Samples — physics processes (signal, backgrounds) with paths to ROOT files and tree names.
NormFactors — free normalisation parameters (one per sample or shared).
Systematics — nuisance parameters with paths to up/down ROOT variation files. Currently only NormPlusShape is supported.

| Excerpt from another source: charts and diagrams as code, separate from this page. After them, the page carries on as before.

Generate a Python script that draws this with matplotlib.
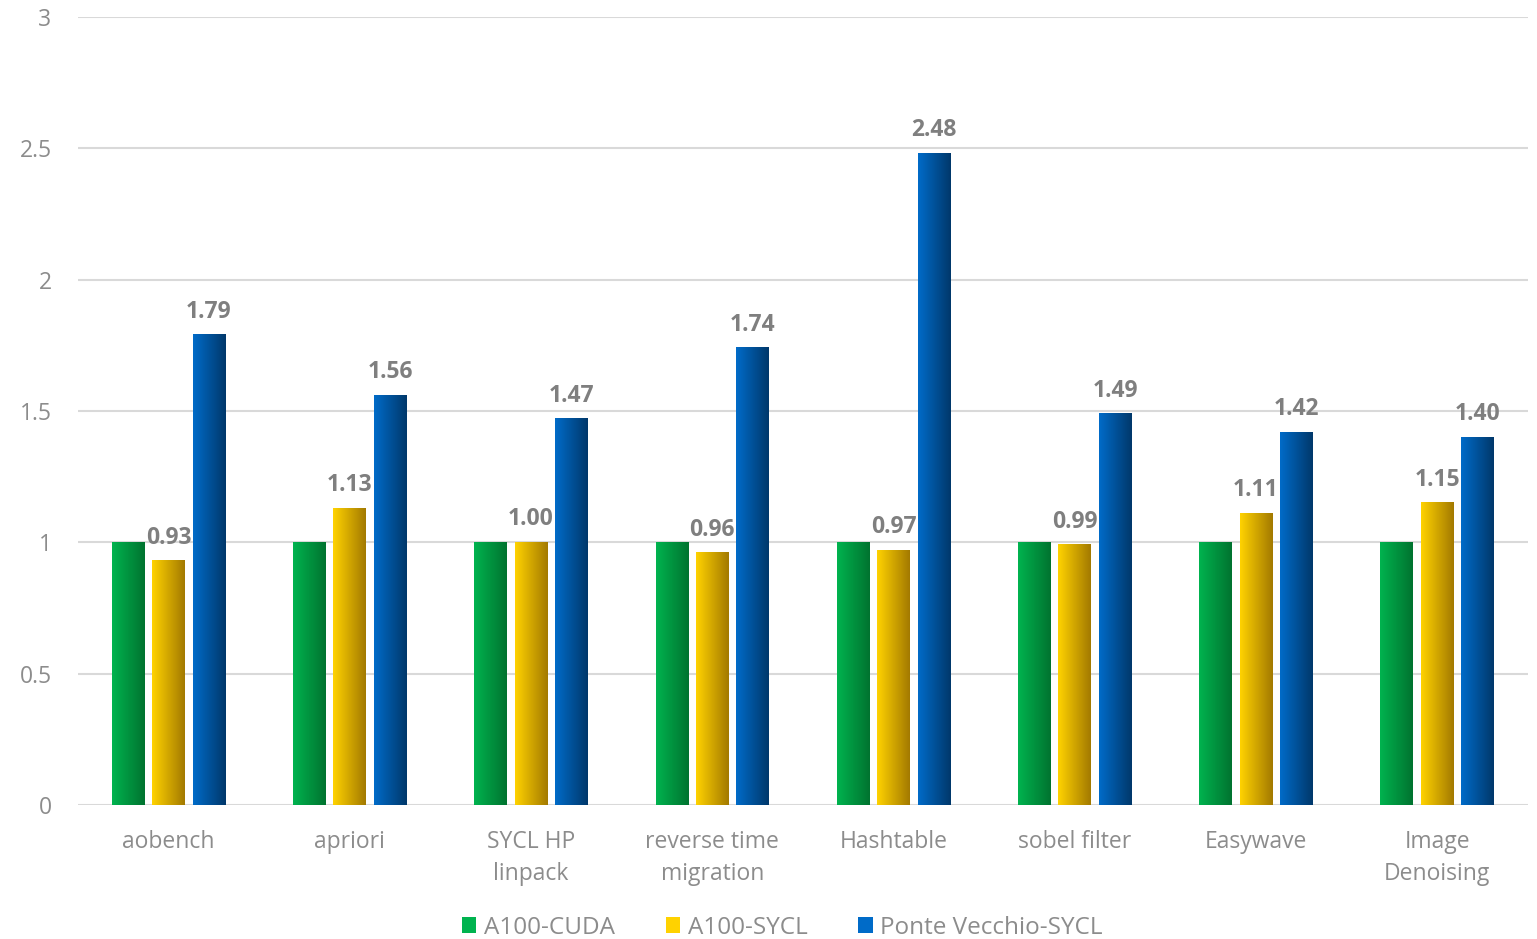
import matplotlib
matplotlib.use("Agg")
import matplotlib.pyplot as plt
import numpy as np
from matplotlib.colors import LinearSegmentedColormap
from matplotlib.patches import Patch

plt.rcParams['font.family'] = ['Open Sans', 'DejaVu Sans']

categories = ["aobench", "apriori", "SYCL HP\nlinpack", "reverse time\nmigration",
              "Hashtable", "sobel filter", "Easywave", "Image\nDenoising"]
series = ["A100-CUDA", "A100-SYCL", "Ponte Vecchio-SYCL"]
a100_cuda = [1, 1, 1, 1, 1, 1, 1, 1]
a100_sycl = [0.93, 1.13, 1.00, 0.96, 0.97, 0.99, 1.11, 1.15]
pvc_sycl = [1.79, 1.56, 1.47, 1.74, 2.48, 1.49, 1.42, 1.40]

# left / right colour of each bar's gradient
grads = [("#00B34F", "#00732F"), ("#FFD200", "#A37A00"), ("#006BC8", "#00386B")]

fig = plt.figure(figsize=(15.37, 9.39), dpi=100)
ax = fig.add_axes([0.0507, 0.1427, 0.9433, 0.8392])

x = np.arange(len(categories))
width = 0.18
step = 0.223
grad = np.linspace(0, 1, 64).reshape(1, -1)

for i, (name, vals) in enumerate(zip(series, [a100_cuda, a100_sycl, pvc_sycl])):
    cmap = LinearSegmentedColormap.from_list(name, grads[i])
    pos = x + (i - 1) * step
    bars = ax.bar(pos, vals, width, color="none", edgecolor="none", zorder=3)
    for b in bars:
        x0, y0 = b.get_x(), b.get_y()
        ax.imshow(grad, cmap=cmap, aspect="auto", zorder=3,
                  extent=[x0, x0 + b.get_width(), y0, y0 + b.get_height()])
    if i > 0:
        for p, v in zip(pos, vals):
            ax.annotate(f"{v:.2f}", (p, v), xytext=(0, 8), textcoords="offset points",
                        ha="center", va="bottom", fontsize=16.5, fontweight="bold",
                        color="#7F7F7F", zorder=5)

ax.set_xlim(-0.5, len(categories) - 0.5)
ax.set_ylim(0, 3)
ax.set_yticks([0, 0.5, 1, 1.5, 2, 2.5, 3])
ax.set_yticklabels(["0", "0.5", "1", "1.5", "2", "2.5", "3"])
ax.set_xticks(x)
ax.set_xticklabels(categories, linespacing=1.45)
ax.tick_params(axis="both", length=0, labelsize=16.5, labelcolor="#8C8C8C")
ax.tick_params(axis="x", pad=18)
ax.tick_params(axis="y", pad=19)
ax.grid(axis="y", color="#D9D9D9", linewidth=1.5, zorder=0)
for s in ax.spines.values():
    s.set_visible(False)

handles = [Patch(facecolor=grads[i][0], edgecolor="none") for i in range(3)]
leg = fig.legend(handles, series, loc="center", bbox_to_anchor=(0.509, 0.012),
                 ncol=3, frameon=False, fontsize=17.5, handlelength=0.6, handleheight=0.6,
                 handletextpad=0.3, columnspacing=2.1)
for t in leg.get_texts():
    t.set_color("#8C8C8C")

fig.savefig("out.png", dpi=100)
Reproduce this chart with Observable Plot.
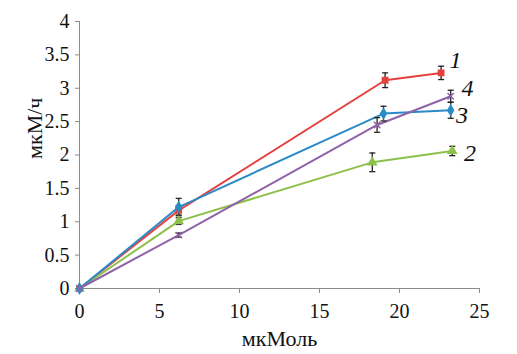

Regions — analysis regions tagged as binned (control/signal regions built from histograms) or unbinned (signal region using density ratios). Unbinned regions reference the trained model outputs:
Regions:
- Name: SR
Type: unbinned
AsimovWeights: ./saved_datasets/asimov_weights.npy
TrainedModels:
- SampleName: htautau
Nominal:
Ratios: ./saved_datasets/output_training_nominal/output_ratios_htautau/ratio_htautau.npy
Systematics:
- SystName: JES
RatiosUp: .../output_ratios_htautau_JES_Up/ratio_htautau.npy
RatiosDn: .../output_ratios_htautau_JES_Dn/ratio_htautau.npy
Notebooks
The example ships with two Jupyter notebooks:
1_workspace_building.ipynb — walks through workspace construction for both the histogram-only and NSBI configurations, and serialises the workspaces to JSON.
2_parameter_fitting.ipynb — loads the workspaces, initialises both models, performs global fits (with JAX autodiff gradients via
model_grad), runs profile-likelihood scans, and plots an NSBI-vs-histogram sensitivity comparison.